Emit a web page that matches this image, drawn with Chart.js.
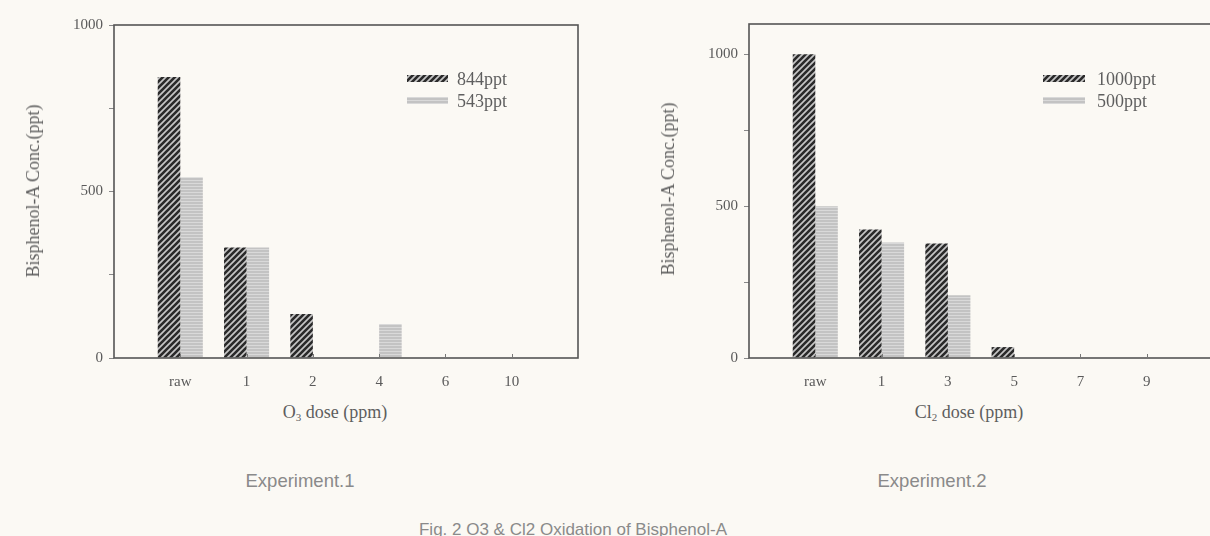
<!DOCTYPE html>
<html>
<head>
<meta charset="utf-8">
<script src="https://cdn.jsdelivr.net/npm/chart.js@4.4.1/dist/chart.umd.min.js"></script>
<style>
  html, body { margin:0; padding:0; }
  body { width:1210px; height:536px; overflow:hidden; position:relative; background:#fbf9f4; }
  canvas.chart { position:absolute; top:0; }
  .t { position:absolute; white-space:nowrap; color:#5e5e5e; font-family:"Liberation Serif","DejaVu Serif",serif; font-size:15px; line-height:1; }
  .ax { font-size:18px; }
  .lg { font-size:18px; }
  .c { transform:translate(-50%,-50%); }
  .rot { transform:translate(-50%,-50%) rotate(-90deg); }
  .sans { font-family:"Liberation Sans",Arial,sans-serif; color:#8a8a8a; font-size:17px; }
  .exp { font-size:18.5px; }
  sub { font-size:11px; vertical-align:-3px; line-height:0; }
  .sw { position:absolute; }
</style>
</head>
<body>
<canvas id="c1" class="chart" width="610" height="400" style="left:0px;width:610px;height:400px"></canvas>
<canvas id="c2" class="chart" width="620" height="400" style="left:620px;width:620px;height:400px"></canvas>

<div class="t ax rot" style="left:33px;top:191px">Bisphenol-A Conc.(ppt)</div>
<div class="t ax rot" style="left:668px;top:189px">Bisphenol-A Conc.(ppt)</div>
<div class="t ax c" style="left:335px;top:412px">O<sub>3</sub> dose (ppm)</div>
<div class="t ax c" style="left:969px;top:412px">Cl<sub>2</sub> dose (ppm)</div>

<canvas id="sw1a" class="sw" width="41" height="7" style="left:407px;top:75px"></canvas>
<canvas id="sw1b" class="sw" width="41" height="7" style="left:407px;top:97px"></canvas>
<div id="lg1a" class="t lg" style="left:457px;top:70px"></div>
<div id="lg1b" class="t lg" style="left:457px;top:92px"></div>
<canvas id="sw2a" class="sw" width="42" height="7" style="left:1043px;top:75px"></canvas>
<canvas id="sw2b" class="sw" width="42" height="7" style="left:1043px;top:97px"></canvas>
<div id="lg2a" class="t lg" style="left:1097px;top:70px"></div>
<div id="lg2b" class="t lg" style="left:1097px;top:92px"></div>

<div class="t c sans exp" style="left:300px;top:481px">Experiment.1</div>
<div class="t c sans exp" style="left:932px;top:481px">Experiment.2</div>
<div class="t c sans" style="left:573px;top:529px">Fig. 2 O3 &amp; Cl2 Oxidation of Bisphenol-A</div>

<script>
// ---- data ----
const o3Doses = ['raw', '1', '2', '4', '6', '10'];
const o3Series844 = [844, 332, 132, 0, 0, 0];
const o3Series543 = [543, 332, 0, 102, 0, 0];
const o3Legend = ['844ppt', '543ppt'];

const cl2Doses = ['raw', '1', '3', '5', '7', '9'];
const cl2Series1000 = [1000, 423, 377, 36, 0, 0];
const cl2Series500 = [500, 380, 207, 0, 0, 0];
const cl2Legend = ['1000ppt', '500ppt'];

const yLabelTicks = [0, 500, 1000];
const yMax1 = 1000;
const yMax2 = 1100;

// ---- patterns ----
function makeHatch() {
  const c = document.createElement('canvas'); c.width = 6; c.height = 6;
  const g = c.getContext('2d');
  g.fillStyle = '#c6c6c6'; g.fillRect(0, 0, 6, 6);
  g.strokeStyle = '#2a2a2a'; g.lineWidth = 2.6; g.lineCap = 'square';
  g.beginPath();
  g.moveTo(-1, 7); g.lineTo(7, -1);
  g.moveTo(-1, 1); g.lineTo(1, -1);
  g.moveTo(5, 7); g.lineTo(7, 5);
  g.stroke();
  return c;
}
function makeGray() {
  const c = document.createElement('canvas'); c.width = 4; c.height = 3;
  const g = c.getContext('2d');
  g.fillStyle = '#c3c3c3'; g.fillRect(0, 0, 4, 3);
  g.fillStyle = '#d9d9d9'; g.fillRect(0, 0, 4, 1);
  return c;
}
const hatchTile = makeHatch();
const grayTile = makeGray();
const pctx = document.createElement('canvas').getContext('2d');
const hatchPat = pctx.createPattern(hatchTile, 'repeat');
const grayPat = pctx.createPattern(grayTile, 'repeat');

function fillSwatch(id, tile) {
  const cv = document.getElementById(id);
  const g = cv.getContext('2d');
  g.fillStyle = g.createPattern(tile, 'repeat');
  g.fillRect(0, 0, cv.width, cv.height);
}
fillSwatch('sw1a', hatchTile); fillSwatch('sw1b', grayTile);
fillSwatch('sw2a', hatchTile); fillSwatch('sw2b', grayTile);
document.getElementById('lg1a').textContent = o3Legend[0];
document.getElementById('lg1b').textContent = o3Legend[1];
document.getElementById('lg2a').textContent = cl2Legend[0];
document.getElementById('lg2b').textContent = cl2Legend[1];

// ---- frame plugin ----
const framePlugin = {
  id: 'frame',
  afterDraw(chart) {
    const { ctx, chartArea: a } = chart;
    const xs = chart.scales.x;
    ctx.save();
    ctx.strokeStyle = '#555';
    ctx.lineWidth = 1.6;
    ctx.strokeRect(a.left, a.top, a.right - a.left, a.bottom - a.top);
    ctx.lineWidth = 1;
    ctx.strokeStyle = '#777';
    const n = chart.data.labels.length;
    for (let i = 1; i < n - 1; i++) {
      const x = Math.round(xs.getPixelForValue(i)) + 0.5;
      ctx.beginPath(); ctx.moveTo(x, a.bottom); ctx.lineTo(x, a.bottom - 4); ctx.stroke();
    }
    ctx.restore();
  }
};

function buildChart(id, cats, s1, s2, yMax, pad, yWidth, xHeight) {
  const labels = ['', ...cats, ''];
  const d1 = [null, ...s1, null];
  const d2 = [null, ...s2, null];
  return new Chart(document.getElementById(id), {
    type: 'bar',
    data: {
      labels,
      datasets: [
        { data: d1, backgroundColor: hatchPat, borderWidth: 0, categoryPercentage: 0.68, barPercentage: 1.0 },
        { data: d2, backgroundColor: grayPat, borderWidth: 0, categoryPercentage: 0.68, barPercentage: 1.0 }
      ]
    },
    options: {
      responsive: false,
      animation: false,
      devicePixelRatio: 1,
      layout: { padding: pad },
      plugins: { legend: { display: false }, tooltip: { enabled: false } },
      scales: {
        x: {
          offset: false,
          grid: { display: false, drawTicks: false },
          border: { display: false },
          ticks: { autoSkip: false, maxRotation: 0, padding: 15, color: '#5a5a5a',
                   font: { family: 'Liberation Serif', size: 15 } },
          afterFit(s) { s.height = xHeight; }
        },
        y: {
          min: 0, max: yMax,
          grid: { display: true, drawOnChartArea: false, drawTicks: true, tickLength: 5, color: '#888' },
          border: { display: false },
          ticks: {
            stepSize: 250, padding: 6, color: '#5a5a5a',
            font: { family: 'Liberation Serif', size: 15 },
            callback: (v) => yLabelTicks.includes(v) ? String(v) : ''
          },
          afterBuildTicks(s) { s.ticks = s.ticks.filter(t => t.value % 250 === 0); },
          afterFit(s) { s.width = yWidth; }
        }
      }
    },
    plugins: [framePlugin]
  });
}

buildChart('c1', o3Doses, o3Series844, o3Series543, yMax1,
  { top: 25, right: 32, left: 0, bottom: 0 }, 114, 42);
buildChart('c2', cl2Doses, cl2Series1000, cl2Series500, yMax2,
  { top: 24, right: 27, left: 0, bottom: 0 }, 129, 42);
</script>
</body>
</html>
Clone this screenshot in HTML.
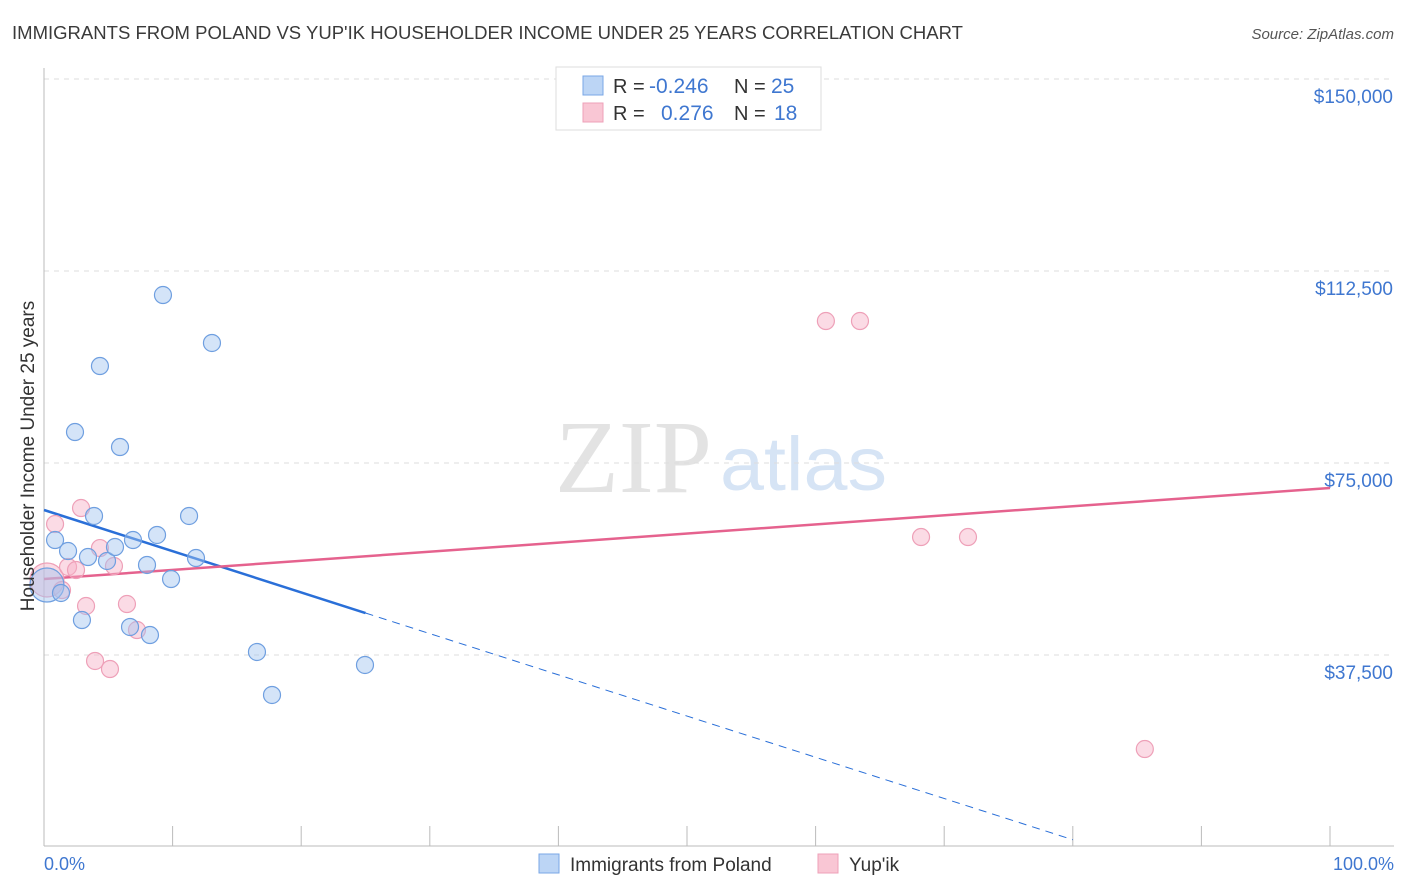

──────

EXERCISE OBJECTIVE: Write out all the entries again, word for word, and print no images.

TASK ANSWER:
Emit a web page that matches this image, drawn with Chart.js.
<!DOCTYPE html>
<html>
<head>
<meta charset="utf-8">
<script src="https://cdn.jsdelivr.net/npm/chart.js@4.4.1/dist/chart.umd.min.js"></script>
<style>
  html, body { margin:0; padding:0; }
  body { width:1210px; height:536px; overflow:hidden; position:relative; background:#fbf9f4; }
  canvas.chart { position:absolute; top:0; }
  .t { position:absolute; white-space:nowrap; color:#5e5e5e; font-family:"Liberation Serif","DejaVu Serif",serif; font-size:15px; line-height:1; }
  .ax { font-size:18px; }
  .lg { font-size:18px; }
  .c { transform:translate(-50%,-50%); }
  .rot { transform:translate(-50%,-50%) rotate(-90deg); }
  .sans { font-family:"Liberation Sans",Arial,sans-serif; color:#8a8a8a; font-size:17px; }
  .exp { font-size:18.5px; }
  sub { font-size:11px; vertical-align:-3px; line-height:0; }
  .sw { position:absolute; }
</style>
</head>
<body>
<canvas id="c1" class="chart" width="610" height="400" style="left:0px;width:610px;height:400px"></canvas>
<canvas id="c2" class="chart" width="620" height="400" style="left:620px;width:620px;height:400px"></canvas>

<div class="t ax rot" style="left:33px;top:191px">Bisphenol-A Conc.(ppt)</div>
<div class="t ax rot" style="left:668px;top:189px">Bisphenol-A Conc.(ppt)</div>
<div class="t ax c" style="left:335px;top:412px">O<sub>3</sub> dose (ppm)</div>
<div class="t ax c" style="left:969px;top:412px">Cl<sub>2</sub> dose (ppm)</div>

<canvas id="sw1a" class="sw" width="41" height="7" style="left:407px;top:75px"></canvas>
<canvas id="sw1b" class="sw" width="41" height="7" style="left:407px;top:97px"></canvas>
<div id="lg1a" class="t lg" style="left:457px;top:70px"></div>
<div id="lg1b" class="t lg" style="left:457px;top:92px"></div>
<canvas id="sw2a" class="sw" width="42" height="7" style="left:1043px;top:75px"></canvas>
<canvas id="sw2b" class="sw" width="42" height="7" style="left:1043px;top:97px"></canvas>
<div id="lg2a" class="t lg" style="left:1097px;top:70px"></div>
<div id="lg2b" class="t lg" style="left:1097px;top:92px"></div>

<div class="t c sans exp" style="left:300px;top:481px">Experiment.1</div>
<div class="t c sans exp" style="left:932px;top:481px">Experiment.2</div>
<div class="t c sans" style="left:573px;top:529px">Fig. 2 O3 &amp; Cl2 Oxidation of Bisphenol-A</div>

<script>
// ---- data ----
const o3Doses = ['raw', '1', '2', '4', '6', '10'];
const o3Series844 = [844, 332, 132, 0, 0, 0];
const o3Series543 = [543, 332, 0, 102, 0, 0];
const o3Legend = ['844ppt', '543ppt'];

const cl2Doses = ['raw', '1', '3', '5', '7', '9'];
const cl2Series1000 = [1000, 423, 377, 36, 0, 0];
const cl2Series500 = [500, 380, 207, 0, 0, 0];
const cl2Legend = ['1000ppt', '500ppt'];

const yLabelTicks = [0, 500, 1000];
const yMax1 = 1000;
const yMax2 = 1100;

// ---- patterns ----
function makeHatch() {
  const c = document.createElement('canvas'); c.width = 6; c.height = 6;
  const g = c.getContext('2d');
  g.fillStyle = '#c6c6c6'; g.fillRect(0, 0, 6, 6);
  g.strokeStyle = '#2a2a2a'; g.lineWidth = 2.6; g.lineCap = 'square';
  g.beginPath();
  g.moveTo(-1, 7); g.lineTo(7, -1);
  g.moveTo(-1, 1); g.lineTo(1, -1);
  g.moveTo(5, 7); g.lineTo(7, 5);
  g.stroke();
  return c;
}
function makeGray() {
  const c = document.createElement('canvas'); c.width = 4; c.height = 3;
  const g = c.getContext('2d');
  g.fillStyle = '#c3c3c3'; g.fillRect(0, 0, 4, 3);
  g.fillStyle = '#d9d9d9'; g.fillRect(0, 0, 4, 1);
  return c;
}
const hatchTile = makeHatch();
const grayTile = makeGray();
const pctx = document.createElement('canvas').getContext('2d');
const hatchPat = pctx.createPattern(hatchTile, 'repeat');
const grayPat = pctx.createPattern(grayTile, 'repeat');

function fillSwatch(id, tile) {
  const cv = document.getElementById(id);
  const g = cv.getContext('2d');
  g.fillStyle = g.createPattern(tile, 'repeat');
  g.fillRect(0, 0, cv.width, cv.height);
}
fillSwatch('sw1a', hatchTile); fillSwatch('sw1b', grayTile);
fillSwatch('sw2a', hatchTile); fillSwatch('sw2b', grayTile);
document.getElementById('lg1a').textContent = o3Legend[0];
document.getElementById('lg1b').textContent = o3Legend[1];
document.getElementById('lg2a').textContent = cl2Legend[0];
document.getElementById('lg2b').textContent = cl2Legend[1];

// ---- frame plugin ----
const framePlugin = {
  id: 'frame',
  afterDraw(chart) {
    const { ctx, chartArea: a } = chart;
    const xs = chart.scales.x;
    ctx.save();
    ctx.strokeStyle = '#555';
    ctx.lineWidth = 1.6;
    ctx.strokeRect(a.left, a.top, a.right - a.left, a.bottom - a.top);
    ctx.lineWidth = 1;
    ctx.strokeStyle = '#777';
    const n = chart.data.labels.length;
    for (let i = 1; i < n - 1; i++) {
      const x = Math.round(xs.getPixelForValue(i)) + 0.5;
      ctx.beginPath(); ctx.moveTo(x, a.bottom); ctx.lineTo(x, a.bottom - 4); ctx.stroke();
    }
    ctx.restore();
  }
};

function buildChart(id, cats, s1, s2, yMax, pad, yWidth, xHeight) {
  const labels = ['', ...cats, ''];
  const d1 = [null, ...s1, null];
  const d2 = [null, ...s2, null];
  return new Chart(document.getElementById(id), {
    type: 'bar',
    data: {
      labels,
      datasets: [
        { data: d1, backgroundColor: hatchPat, borderWidth: 0, categoryPercentage: 0.68, barPercentage: 1.0 },
        { data: d2, backgroundColor: grayPat, borderWidth: 0, categoryPercentage: 0.68, barPercentage: 1.0 }
      ]
    },
    options: {
      responsive: false,
      animation: false,
      devicePixelRatio: 1,
      layout: { padding: pad },
      plugins: { legend: { display: false }, tooltip: { enabled: false } },
      scales: {
        x: {
          offset: false,
          grid: { display: false, drawTicks: false },
          border: { display: false },
          ticks: { autoSkip: false, maxRotation: 0, padding: 15, color: '#5a5a5a',
                   font: { family: 'Liberation Serif', size: 15 } },
          afterFit(s) { s.height = xHeight; }
        },
        y: {
          min: 0, max: yMax,
          grid: { display: true, drawOnChartArea: false, drawTicks: true, tickLength: 5, color: '#888' },
          border: { display: false },
          ticks: {
            stepSize: 250, padding: 6, color: '#5a5a5a',
            font: { family: 'Liberation Serif', size: 15 },
            callback: (v) => yLabelTicks.includes(v) ? String(v) : ''
          },
          afterBuildTicks(s) { s.ticks = s.ticks.filter(t => t.value % 250 === 0); },
          afterFit(s) { s.width = yWidth; }
        }
      }
    },
    plugins: [framePlugin]
  });
}

buildChart('c1', o3Doses, o3Series844, o3Series543, yMax1,
  { top: 25, right: 32, left: 0, bottom: 0 }, 114, 42);
buildChart('c2', cl2Doses, cl2Series1000, cl2Series500, yMax2,
  { top: 24, right: 27, left: 0, bottom: 0 }, 129, 42);
</script>
</body>
</html>
Clone this screenshot in HTML.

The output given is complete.